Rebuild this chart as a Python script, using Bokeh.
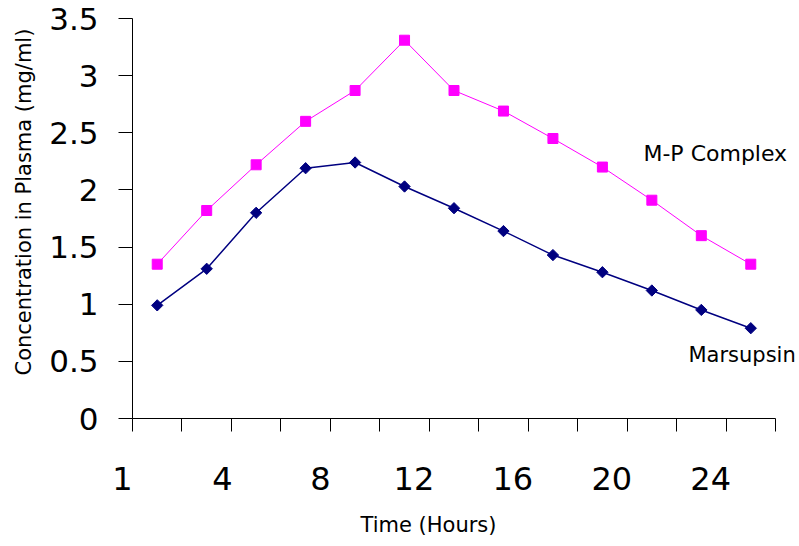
from bokeh.plotting import figure
from bokeh.models import Range1d, FixedTicker, NumeralTickFormatter, Label, Title
from bokeh.embed import file_html
from bokeh.resources import INLINE
import numpy as np

# ---- data ----
sample_index = [1, 2, 3, 4, 5, 6, 7, 8, 9, 10, 11, 12, 13]
mp_complex = [1.35, 1.82, 2.22, 2.60, 2.87, 3.31, 2.87, 2.69, 2.45, 2.20, 1.91, 1.60, 1.35]
marsupsin = [0.99, 1.31, 1.80, 2.19, 2.24, 2.03, 1.84, 1.64, 1.43, 1.28, 1.12, 0.95, 0.79]
hour_labels = ["1", "4", "8", "12", "16", "20", "24"]
hour_label_at = [0.5, 2.32, 4.30, 6.19, 8.19, 10.19, 12.19]
y_ticks = [0, 0.5, 1, 1.5, 2, 2.5, 3, 3.5]
category_edges = [i + 0.5 for i in range(0, 14)]

FONT = "DejaVu Sans"

p = figure(width=799, height=546, output_backend="svg", toolbar_location=None,
           x_range=Range1d(0.5, 13.985), y_range=Range1d(0, 3.5),
           min_border_left=132, min_border_right=0, min_border_top=18, min_border_bottom=128)
p.outline_line_color = None
p.xgrid.visible = False
p.ygrid.visible = False
p.background_fill_color = "white"
p.border_fill_color = "white"

# x axis: labels on (hidden) major ticks, category boundaries as minor ticks
overrides = {pos: lab for pos, lab in zip(hour_label_at, hour_labels)}
overrides[hour_label_at[0]] = hour_labels[0] + "\u00a0\u00a0"
xa = p.xaxis[0]
xa.ticker = FixedTicker(ticks=hour_label_at, minor_ticks=category_edges)
xa.major_label_overrides = overrides
xa.bounds = (0.5, 13.5)
xa.major_tick_out = 0
xa.major_tick_in = 0
xa.major_tick_line_color = None
xa.minor_tick_out = 13
xa.minor_tick_in = 0
xa.minor_tick_line_color = "black"
xa.axis_line_color = "black"
xa.major_label_standoff = 28
xa.major_label_text_font = FONT
xa.major_label_text_font_size = "32px"
xa.major_label_text_color = "black"

# y axis
ya = p.yaxis[0]
ya.ticker = FixedTicker(ticks=y_ticks)
ya.formatter = NumeralTickFormatter(format="0.[0]")
ya.major_tick_out = 14
ya.major_tick_in = 0
ya.minor_tick_line_color = None
ya.major_label_standoff = 20
ya.major_label_text_font = FONT
ya.major_label_text_font_size = "31px"
ya.major_label_text_color = "black"
ya.axis_line_color = "black"
ya.major_tick_line_color = "black"

# axis titles
p.add_layout(Title(text="Time (Hours)", align="left", offset=228, standoff=20,
                   text_font=FONT, text_font_size="21px", text_font_style="normal",
                   text_color="black"), "below")
p.add_layout(Title(text="Concentration in Plasma (mg/ml)", align="left", offset=43, standoff=17,
                   vertical_align="top",
                   text_font=FONT, text_font_size="21px", text_font_style="normal",
                   text_color="black"), "left")

# series
p.line(sample_index, mp_complex, line_color="#FF00FF", line_width=1)
p.scatter(sample_index, mp_complex, marker="square", size=10,
          fill_color="#FF00FF", line_color="#FF00FF")
p.line(sample_index, marsupsin, line_color="#000080", line_width=1.5)
p.scatter(sample_index, marsupsin, marker="square", size=8, angle=np.pi / 4,
          fill_color="#000080", line_color="#000080")

p.add_layout(Label(x=10.83, y=2.32, text="M-P Complex", text_font=FONT,
                   text_font_size="22px", text_color="black", text_baseline="alphabetic"))
p.add_layout(Label(x=11.74, y=0.56, text="Marsupsin", text_font=FONT,
                   text_font_size="21px", text_color="black", text_baseline="alphabetic"))

open("out.html", "w").write(file_html(p, INLINE))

Short task
Look at the listing and set down only the lines from its start through the line with "import numpy as np", word for word and without pictures.

Output for this task
Rebuild this chart as a Python script, using Bokeh.
from bokeh.plotting import figure
from bokeh.models import Range1d, FixedTicker, NumeralTickFormatter, Label, Title
from bokeh.embed import file_html
from bokeh.resources import INLINE
import numpy as np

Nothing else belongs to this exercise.